On Friday, January 10th, Michael Nichols won the 4th annual National Geographic Photographer’s Photographer Award. The award was given out by George Steinmetz at the conclusion of the Geographic’s annual photography seminar.
Perhaps the greatest pleasure I get from being head of the Photographer’s Advisory Board is to give out the annual National Geographic Photographer’s Photographer Award. To me, there is no greater honor than to be recognized by ones peers, especially with a crowd as accomplished as this. The award is for the photographer who has most inspired us by expanding the possibilities of our medium. This definition is purposely vague, as what inspires is almost always something unexpected.
In this room today, I think it’s fair to say, is the largest assembly of great photographic talent in the world. Take a look around… it’s pretty impressive. So I know what you’re thinking… maybe, just maybe, this time it’s me?
In the four years that this award has been given out, the voting has been very close. That’s not a big surprise, as the magazine is always filled with exceptional work. But this year, at least according to your ballots, one person’s work stood out as truly exceptional.
While it may seem that editorial photography is a young person’s game, this year’s honoree is not one of the youngest ponies in the stable. Also unusual is that this photographer won for a subject that had been photographed so many times that it is almost a National Geographic cliché. It’s really the most difficult thing to do: photograph something that everyone has done before, and then reveal it in a totally new way. But this particular photographer has made a career out of that, again, and again, and again.
This photographer began his career as something of a gonzo photojournalist, where the experience of taking the picture was a central part of the story. This gonzo genre was invented by Dr. Hunter S. Thompson, who most famously said that “when the going gets weird, the weird turn pro.” And that indeed is the fate that has befallen our winner, who has evolved from hippie to elder statesman.

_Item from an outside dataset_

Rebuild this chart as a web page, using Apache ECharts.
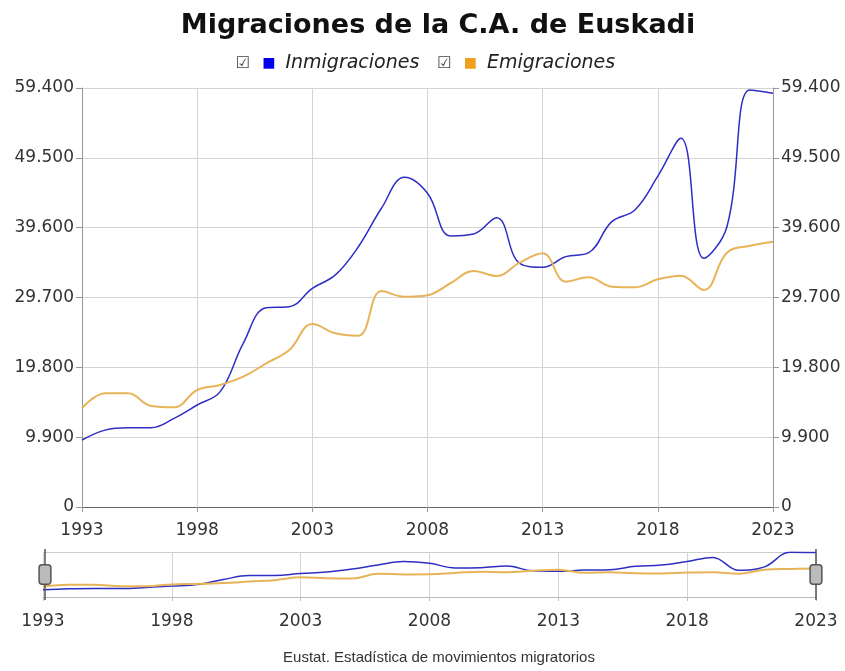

Like Dr. Thompson, this year’s winner lives in a Woody Creek, and also like Thompson, he once joined the military to seek a higher calling. But as this photographer has matured, we’ve seen this gonzo veneer fade away to reveal one of the most sensitive, passionate, and innovative photographers in this room. He started out his career doing wilderness adventure stories, where time and day rates were uncounted in the obsessive, sometimes masochistic quest to get the picture. He would stay in the field, living on ramen noodles and picking off the leaches, until he was either flat broke or too ill to continue.
When I think of this photographer I’m reminded of the joke about what the masochist said to the sadist:
Where the masochist says to the sadist: “Whip me! Beat me!”
and the sadist replies: “No, I want you to suffer!”
But that’s not the way this photographer explains how he beats himself up in the field. No, he just says: “I’m sensitive!”
And how true that is. Over the years this photographer realized that the natural world he was adventuring in was fragile and disappearing, so he turned his photography into a tool for conservation, and became successful beyond his wildest imagination. While we all hope that our pictures can endure, or perhaps even make a difference in this world, how many of us have had our photographs convince a head of state to create thirteen national parks?
I first met our winner when I was just getting started in photography and we were both in our twenties. He has always been something of a mentor to me, and used to have these fabulous no-rules photo salons in his Berkeley loft, where he invited everyone from his mother to the FedX guy to come and share their pictures. These were freewheeling affairs, and were like a mini version of a photographic Woodstock for Bay Area photojournalists. And my how that mini-Woodstock has grown.
Well the nature of these kinds of award speeches is to keep everyone guessing… Who is it? or… Could it be me? But this photographer is almost impossible to disguise, like the proverbial elephant in the room, or the lion in the tent.
So without any more futile attempts at veiled description, I would like to present THE FOURTH ANNUAL NATIONAL GEOGRAPHIC PHOTOGRAPHER’S PHOTOGRAPHER AWARD to our very own Hunter S. Thompson, Michael Nichols!